Did the bridge melt?
this would be a good time for the Army Corps of Engineers to dredge and clean while it can be done with bulldozers instead of underwater equipment. On the other hand? it may never return, and oh well. the comments section on the article show diverse levels of comment and sadness.
Uh, the two pictures selected don’t show a before and after, so that is just confusing. Also, not really great pictures of Dust in the Dust-bowl photo series.
Also, I think its time they reduced the number of houseboats on the lake.
It’s the wrong pair of pictures. The “after” picture is #11 in the article, and BB has paired it with #12 as the “before” when it should be with #10.

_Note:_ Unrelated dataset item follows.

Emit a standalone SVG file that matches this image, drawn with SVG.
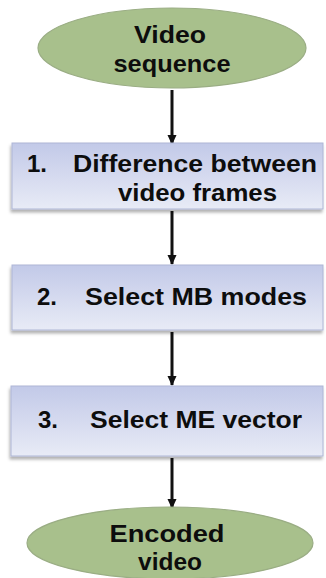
<svg xmlns="http://www.w3.org/2000/svg" width="326" height="578" viewBox="0 0 326 578">
<defs>
<linearGradient id="boxg" x1="0" y1="0" x2="0" y2="1">
<stop offset="0" stop-color="#c2c9e8"/>
<stop offset="1" stop-color="#e8ebf6"/>
</linearGradient>
<filter id="sh" x="-5%" y="-10%" width="110%" height="125%">
<feDropShadow dx="-1" dy="3" stdDeviation="1.5" flood-color="#000" flood-opacity="0.3"/>
</filter>
<marker id="ah" viewBox="0 0 10 10" refX="9" refY="5" markerWidth="10" markerHeight="10" markerUnits="userSpaceOnUse" orient="auto">
<path d="M0,0.5 L10,5 L0,9.5 Z" fill="#111"/>
</marker>
</defs>
<style>
.ell{fill:#a8c08c;stroke:#9aad84;stroke-width:1.2}
.box{fill:url(#boxg);stroke:#aeb6d6;stroke-width:1;filter:url(#sh)}
.t{font-family:"Liberation Sans",Arial,sans-serif;font-weight:bold;font-size:24px;fill:#0d0d0d}
.c{text-anchor:middle}
.arr{stroke:#111;stroke-width:3;fill:none;marker-end:url(#ah)}
</style>
<rect width="326" height="578" fill="#fff"/>
<g id="connectors">
<line class="arr" x1="172" y1="90" x2="172" y2="144"/>
<line class="arr" x1="172" y1="211" x2="172" y2="264"/>
<line class="arr" x1="172" y1="332" x2="172" y2="385"/>
<line class="arr" x1="172" y1="458" x2="172" y2="508"/>
</g>
<g id="start">
<ellipse class="ell" cx="172" cy="48" rx="134" ry="40"/>
<text class="t c" x="170" y="43" textLength="72" lengthAdjust="spacingAndGlyphs">Video</text>
<text class="t c" x="172" y="72" textLength="117" lengthAdjust="spacingAndGlyphs">sequence</text>
</g>
<g id="step1">
<rect class="box" x="12" y="143" width="311" height="66"/>
<text class="t" x="27" y="172">1.</text>
<text class="t" x="73" y="172" textLength="244" lengthAdjust="spacingAndGlyphs">Difference between</text>
<text class="t" x="118" y="201" textLength="159" lengthAdjust="spacingAndGlyphs">video frames</text>
</g>
<g id="step2">
<rect class="box" x="12" y="265" width="311" height="65"/>
<text class="t" x="37" y="305">2.</text>
<text class="t" x="85" y="305" textLength="222" lengthAdjust="spacingAndGlyphs">Select MB modes</text>
</g>
<g id="step3">
<rect class="box" x="11" y="386" width="312" height="70"/>
<text class="t" x="38" y="428">3.</text>
<text class="t" x="90" y="428" textLength="212" lengthAdjust="spacingAndGlyphs">Select ME vector</text>
</g>
<g id="end">
<ellipse class="ell" cx="170" cy="543" rx="143" ry="36"/>
<text class="t c" x="167" y="542" textLength="115" lengthAdjust="spacingAndGlyphs">Encoded</text>
<text class="t c" x="170" y="570" textLength="64" lengthAdjust="spacingAndGlyphs">video</text>
</g>
</svg>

Number12 pairs with both #13 and the un-numbered picture at the top of the linked article.
I was thinking that if they need to build any new bridges, this would be a good time.
Yes. Photo selection failure.
What seems weird to me is that the trees seem to be doing okay. They’re not as bright a shade of green, but they aren’t dead either. The difference in hue could be from the time of day or image processing as much as anything else.
Does that mean droughts like this are normal for the area, in historical terms?
Those are artificial lakes formed by hydroelectric dams. If they just opened the dams it might look like this. Does anyone have before and after photos of the drought’s effects on natural rivers and lakes?
In historical terms, not so much. This is pretty much the worst drought in recorded history in California. However, archaeological evidence indicates that worse droughts were more common in the centuries before California was colonized by Europeans. In other words, the period of time since Europeans have shown up to record things has been unusually wet, misleading everyone about what’s “normal” in California.
Most California lakes, even natural ones, are dammed, and the big ones that aren’t are the shallow types that have large seasonable variability anyway. California rivers also have large variability and many go dry in summer even in normal years.
I blame all that water wasted by that ALS ice water bucket challenge thing.
I can’t say that far up, but down here In Baja Mexico, you can see dam’s slowly running dry.
If you drive down the I-5 you’ll see plenty of these signs:
…which seem to imply that there’s plenty of water to go around, but meddling government folks are unfairly limiting how much of it farmers can use to irrigate their land. I think this photo series makes a pretty convincing counter-argument.
How government can turn a paradise into a dustbowl
Of course we like to attribute global warming climate change to these type of problems but in reality it is created by Congress, to protect a fish.
Did you actually look at these photos before you decided to claim that? Because it’s just what Brainspore said in the post one before yours: they make it extremely plain what is happening here is much more than something created by how congress distributes water.
These are all Photoshopped. I can tell by the comments.
In 2012, California had the highest agricultural production of any US state, and “produces nearly half of US-grown fruits, nuts and vegetables”.
We’re in serious trouble.
Drought? Yes.
Dustbowl? No, not yet.
Not to say this drought isn’t bad, the “Dustbowl” was a pretty wicked event. All the topsoil blew away, there were tremendous sand storms that would leave the land (houses, trains, etc.) buried in giant dunes and blew from the westward Kansas and Oklahoma to the East Coast Cities of NYC and DC and “often reduced visibility to 1 metre” – Wikipedia. Lots of people starved & died lost their jobs, lost their property. This was the “Great Depression.” After that, people mostly migrated to, of all places, California which brings us full circle.
Drought? Yes.
Dustbowl? No, not yet.
Maybe @TrollsOpinion (and the people who put up those signs) think congress drank all that water, or somehow redirected it to D.C. to squander it in reflecting pools.
My guess is that “trolley’s Opinion” is just an honest username. Certainly no rational person could look at California’s spent reservoirs and continue to put scare quotes around the word “drought” when discussing current water resources. Even the link posted above is clearly far out of date, because it includes this little gem:
After that, the water cutoff was blamed on “drought,” though northern reservoirs are currently full.